Por David Garrido Bazán
Director de Programación y Contenidos del Festival de Cine Inédito de Mérida
Director y Presentador del programa De AluCine en Canal Extremadura Radio
Reconozco que siempre he sintonizado de forma excepcional con el cine de Alexander Payne. Puede que sea porque tenemos formas muy parecidas de ver la vida y entender al género humano, o más concretamente a los hombres que pueblan sus películas. Desde aquel M. Broderick profesor de instituto atrapado por una tupida tela de araña de Election al George Clooney que corría en chancletas y camisa hawaiana para entender por qué su esposa le ponía los cuernos en Los Descendientes , pasando por ese Jack Nicholson que justificaba su existencia a un niño africano en cartas ininteligibles en A Propósito de Schmidt o mi perdedor favorito, ese Paul Giamatti amante de los vinos, escritor frustrado y desencantado con todo de Entre Copas, los hombres del cine de Payne tienen algo que les hace navegar a la deriva entre el patetismo más entrañable y su necesidad de sobrevivir como sea a las propias trampas que uno se va construyendo alrededor con el simple paso de los años. Inspiran ternura al tiempo que uno se sorprende sonriéndose de esa estupidez masculina congénita. Es saludable ser capaz de hacerlo. Creo. Alexander Payne lo pone razonablemente fácil.

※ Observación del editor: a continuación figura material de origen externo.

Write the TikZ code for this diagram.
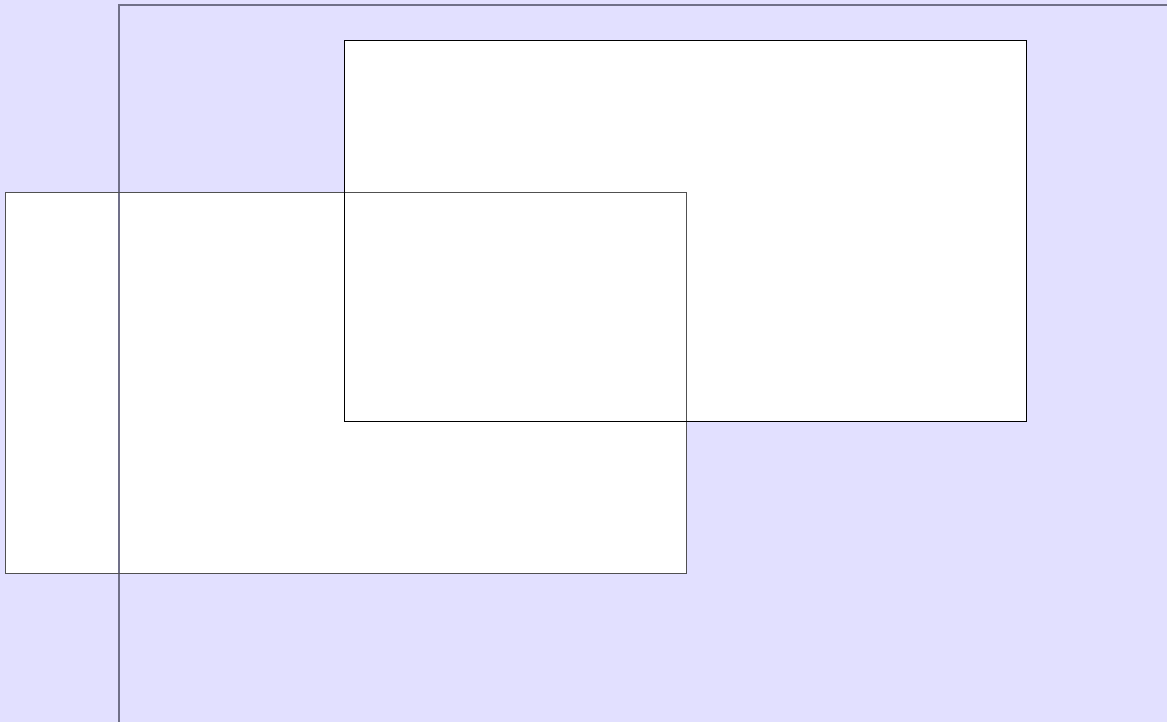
\documentclass[tikz,border=0pt]{standalone}
\definecolor{lav}{HTML}{E2E0FF}
\definecolor{axisgray}{HTML}{707088}
\definecolor{boxgray}{HTML}{505050}
\tikzset{
  panelfill/.style={fill=white, draw=none},
  panelA/.style={draw=boxgray, line width=1pt},
  panelB/.style={draw=black, line width=1pt},
  frameline/.style={draw=axisgray, line width=1.3pt}
}
\begin{document}
\begin{tikzpicture}[x=1pt,y=-1pt]
\fill[lav] (0,0) rectangle (1167,722);
\useasboundingbox (0,0) rectangle (1167,722);
% fills
\path[panelfill] (5,193) rectangle (686,573);
\path[panelfill] (344,41) rectangle (1026,421);
% frame
\draw[frameline] (119,722) -- (119,5) -- (1167,5);
% borders
\draw[panelA] (5,193) rectangle (686,573);
\draw[panelB] (344,41) rectangle (1026,421);
\end{tikzpicture}
\end{document}
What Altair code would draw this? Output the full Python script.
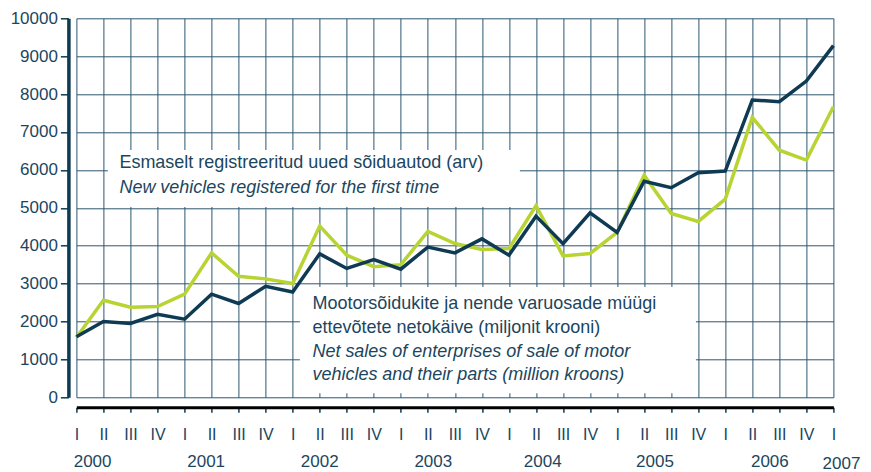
import altair as alt
import pandas as pd

# ---------------- data ----------------
quarters = ["I", "II", "III", "IV"]
years = ["2000", "2001", "2002", "2003", "2004", "2005", "2006"]
year_pos = [0.6, 4.8, 9.0, 13.2, 17.25, 21.4, 25.65]
last_year = ["2007"]
last_year_pos = [28.3]

vehicles = [1600, 2000, 1950, 2190, 2060, 2720, 2475, 2930, 2780, 3785, 3400, 3635,
            3380, 3965, 3810, 4180, 3750, 4780, 4055, 4865, 4350, 5700, 5530, 5925,
            5970, 7845, 7800, 8345, 9280]
sales = [1580, 2560, 2375, 2395, 2720, 3810, 3195, 3125, 3000, 4520, 3750, 3445,
         3500, 4380, 4058, 3900, 3925, 5055, 3730, 3795, 4350, 5860, 4850, 4640,
         5228, 7385, 6520, 6258, 7665]

label1 = ["Esmaselt registreeritud uued sõiduautod (arv)",
          "New vehicles registered for the first time"]
label2 = ["Mootorsõidukite ja nende varuosade müügi",
          "ettevõtete netokäive (miljonit krooni)",
          "Net sales of enterprises of sale of motor",
          "vehicles and their parts (million kroons)"]

n = len(vehicles)
df_v = pd.DataFrame({"idx": list(range(n)), "value": vehicles})
df_s = pd.DataFrame({"idx": list(range(n)), "value": sales})
df_years = pd.DataFrame({"idx": year_pos, "year": years})
df_last = pd.DataFrame({"idx": last_year_pos, "year": last_year})
one = pd.DataFrame({"a": [0]})

# ---------------- style ----------------
NAVY = "#0e3b53"
GREEN = "#b8d432"
TEXT = "#1b4660"
GRID = "#2b5670"
FONT = "Liberation Sans"

roman_js = "[" + ",".join("'" + q + "'" for q in quarters) + "]"

xscale = alt.Scale(domain=[0, n - 1], nice=False, zero=False)
yscale = alt.Scale(domain=[0, 10000], nice=False)

x_axis = alt.Axis(values=list(range(n)), labelExpr=roman_js + "[datum.value % 4]",
                  offset=10, domainColor="black", domainWidth=3, tickSize=5,
                  tickColor=NAVY, tickWidth=1.5, labelPadding=14, labelFontSize=16,
                  labelColor=TEXT, labelFont=FONT, grid=True, gridColor=GRID,
                  gridWidth=1, gridOpacity=1, title=None, labelFlush=False,
                  labelOverlap=False)
y_axis = alt.Axis(values=list(range(0, 10001, 1000)), offset=8, domainColor=NAVY,
                  domainWidth=3.5, tickSize=8, tickWidth=1.5, tickColor=NAVY,
                  labelPadding=3, labelFontSize=17, labelColor=TEXT, labelFont=FONT,
                  grid=True, gridColor=GRID, gridWidth=1, gridOpacity=1,
                  title=None, format="d", labelOverlap=False)

X = alt.X("idx:Q", scale=xscale, axis=x_axis)
Y = alt.Y("value:Q", scale=yscale, axis=y_axis)

# white boxes behind the labels (cover the grid)
box1 = alt.Chart(one).mark_rect(color="white").encode(
    x=alt.value(31.5), x2=alt.value(443.5), y=alt.value(131.7), y2=alt.value(188.7))
box2 = alt.Chart(one).mark_rect(color="white").encode(
    x=alt.value(223.5), x2=alt.value(619.5), y=alt.value(268.7), y2=alt.value(375))

line_s = alt.Chart(df_s).mark_line(color=GREEN, strokeWidth=3.5).encode(x=X, y=Y)
line_v = alt.Chart(df_v).mark_line(color=NAVY, strokeWidth=3.5).encode(x=X, y=Y)

def txt(s, x, y, italic=False):
    return alt.Chart(one).mark_text(
        align="left", baseline="alphabetic", font=FONT, fontSize=18,
        fontStyle="italic" if italic else "normal", color=TEXT).encode(
        x=alt.value(x), y=alt.value(y), text=alt.value(s))

texts = [
    txt(label1[0], 43, 150),
    txt(label1[1], 43, 175, True),
    txt(label2[0], 236, 291),
    txt(label2[1], 236, 314.5),
    txt(label2[2], 236, 338.5, True),
    txt(label2[3], 236, 362, True),
]

year_text = alt.Chart(df_years).mark_text(
    baseline="middle", align="center", font=FONT, fontSize=17, color=TEXT).encode(
    x=X, y=alt.value(444), text="year:N")
last_text = alt.Chart(df_last).mark_text(
    baseline="middle", align="center", font=FONT, fontSize=17, color=TEXT).encode(
    x=X, y=alt.value(445.5), text="year:N")

chart = alt.layer(box1, box2, line_s, line_v, *texts, year_text, last_text).properties(
    width=757, height=379,
    autosize=alt.AutoSizeParams(type="none"),
    padding={"left": 68.4, "top": 10.3, "right": 29, "bottom": 76},
    background="white",
).configure_view(stroke=None)

chart.save("out.html", embed_options={"renderer": "svg", "actions": False})
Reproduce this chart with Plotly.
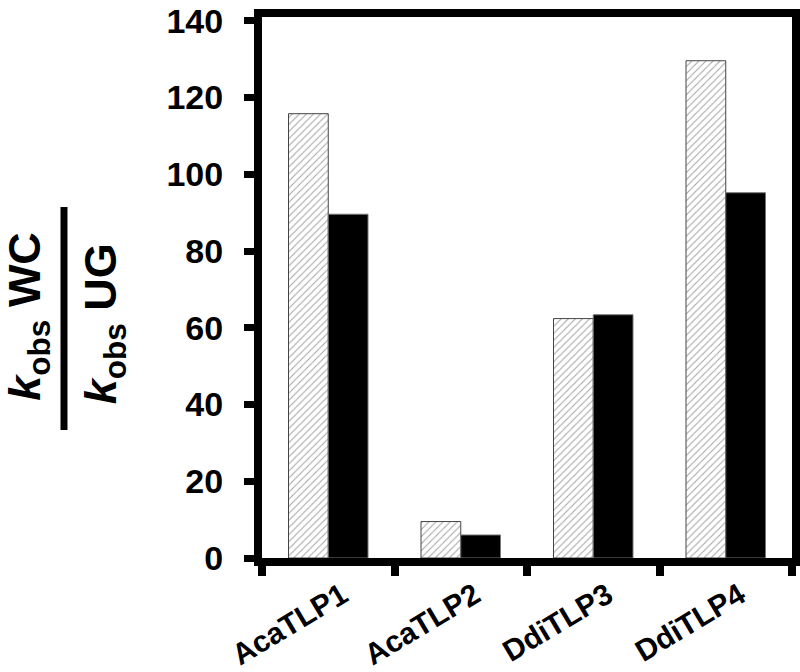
import plotly.graph_objects as go

categories = ["AcaTLP1", "AcaTLP2", "DdiTLP3", "DdiTLP4"]
hatched_vals = [115.8, 9.5, 62.4, 129.6]
black_vals = [89.6, 6.0, 63.4, 95.2]
y_ticks = [0, 20, 40, 60, 80, 100, 120, 140]

_FONT = "Arial, 'Liberation Sans', sans-serif"

fig = go.Figure()
fig.add_trace(go.Bar(
    x=categories, y=hatched_vals,
    marker=dict(
        color="white",
        line=dict(color="#444444", width=1),
        pattern=dict(shape="/", fgcolor="#444444", bgcolor="white",
                     size=5, solidity=0.2),
    ),
))
fig.add_trace(go.Bar(
    x=categories, y=black_vals,
    marker=dict(color="black", line=dict(color="#777777", width=1)),
))

fig.update_layout(
    width=800, height=672,
    paper_bgcolor="white", plot_bgcolor="white",
    showlegend=False,
    barmode="group", bargap=0.4, bargroupgap=0,
    margin=dict(l=262, r=8, t=17, b=114),
    font=dict(family=_FONT, color="black"),
    xaxis=dict(
        automargin=False,
        showline=True, linecolor="black", linewidth=8, mirror=True,
        ticks="outside", tickson="boundaries", ticklen=10, tickwidth=8,
        tickcolor="black", tickangle=-31, ticklabelshift=14,
        tickfont=dict(family=_FONT, size=30, color="black", weight="bold"),
        showgrid=False,
    ),
    yaxis=dict(
        automargin=False, ticklabeloverflow="allow",
        range=[0, 141], tickvals=y_ticks,
        showline=True, linecolor="black", linewidth=8, mirror=True,
        ticks="outside", ticklen=10, tickwidth=7, tickcolor="black",
        ticklabelstandoff=14,
        tickfont=dict(family=_FONT, size=34, color="black", weight="bold"),
        showgrid=False, zeroline=False,
    ),
)

# stacked fraction label for the y axis
fig.add_annotation(
    xref="paper", yref="paper", x=-0.50, y=0.447,
    text="<b><i>k</i><sub>obs</sub> WC</b>", textangle=-90, showarrow=False,
    font=dict(family=_FONT, size=45, color="black"),
)
fig.add_annotation(
    xref="paper", yref="paper", x=-0.357, y=0.4325,
    text="<b><i>k</i><sub>obs</sub> UG</b>", textangle=-90, showarrow=False,
    font=dict(family=_FONT, size=45, color="black"),
)
fig.add_shape(
    type="line", xref="paper", yref="paper",
    x0=-0.3736, x1=-0.3736, y0=0.2366, y1=0.6488,
    line=dict(color="black", width=7),
)

# drop the browser's default 8px body margin so the figure sits at 0,0
fig.write_html("out.html", config={"displayModeBar": False},
               post_script="document.body.style.margin='0';")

Nebraska es el primer guión ajeno que rueda Payne. Da igual. Si uno no lo supiera lo reconocería como suyo porque todas las constantes de su cine están ahí. Un padre en la difusa frontera entre la senilidad, la demencia y el puro miedo. Un hijo que entiende que necesita satisfacer el deseo absurdo de su padre por el simple hecho de otorgarle algo de sentido a su existencia. Una road movie canónica que, como no podía ser de otra forma, incluye el inevitable viaje interior para ambos. Rodada en un apabullante blanco y negro, con enormes dosis de inteligencia, sutileza, muchísimo sentido del humor y con una humanidad tal, para lo bueno y para lo malo, que se desborda por los márgenes de la pantalla y le envuelve a uno como una cómoda mantita caliente en la que refugiarse en una tarde de lluvia en el sofá. Así es Nebraska, una de esas pelis en la que uno se quedaría a vivir de puro gusto, una de esas pelis que uno ve de principio a fin con una sonrisa cómplice en los labios porque entiende y quiere a todos esos personajes que desfilan por ella. Porque uno sabe que los seres humanos somos así de contradictorios, complejos, mezquinos y generosos al tiempo. Porque uno sabe que lidiamos con nuestra existencia del día a día haciéndolo lo mejor que podemos sin torcer demasiado el gesto cuando vienen mal dadas o cuando nosotros mismos somos responsables de nuestros fracasos y deudas. Y no, no me refiero a las económicas, que también, sino esas deudas que vamos adquiriendo con aquellos que queremos y con nosotros mismos a lo largo de los años.
La familia Grant al completo; hijos, madre y padre |
El caso es que es ver a Bruce Dern arrastrando su cojera hacia Nebraska y uno no puede hacer otra cosa que enternecerse por esa terquedad a la que se aferra como un náufrago a un madero, presa del miedo y la necesidad acaso intuitiva de compensar su pasado. Y ve a ese Will Forte como ese hijo comprensivo y necesitado asimismo de un cambio y te dan ganas de abrazarle en su generosidad e infinita paciencia. Te ríes con esa estupenda June Squibb capaz de soltar cosas terribles con la impunidad que le otorga el saberse de vuelta de todo mientras acaricia con gesto cómplice al compañero que ha soportado toda una vida. Te ríes hasta de la complicidad fraternal (¡impagable ese episodio con el compresor!) y esa mezquindad envidiosa y rencorosa que solo puede gestarse en el seno de una familia, de cualquier familia que haya tenido que aguantarse muchos años. Todo te parece cercano aunque transcurra en la América profunda. Porque para profunda la precisión con la que Payne retrata a sus criaturas con apenas unas pinceladas bien dadas. Vamos, que los conoces de toda la vida. Como si fueran tú.
Nebraska, con su retrato de paisajes y personajes que se funden como parte unos de otros, es de esas películas que agradeces que te acaricie el alma despacito con su mezcla de drama sin excesos y comedia triste, de doliente melancolía y cálida generosidad. Con su profunda humanidad, en suma. Como todo el cine de Payne. Pero aún mejor si cabe.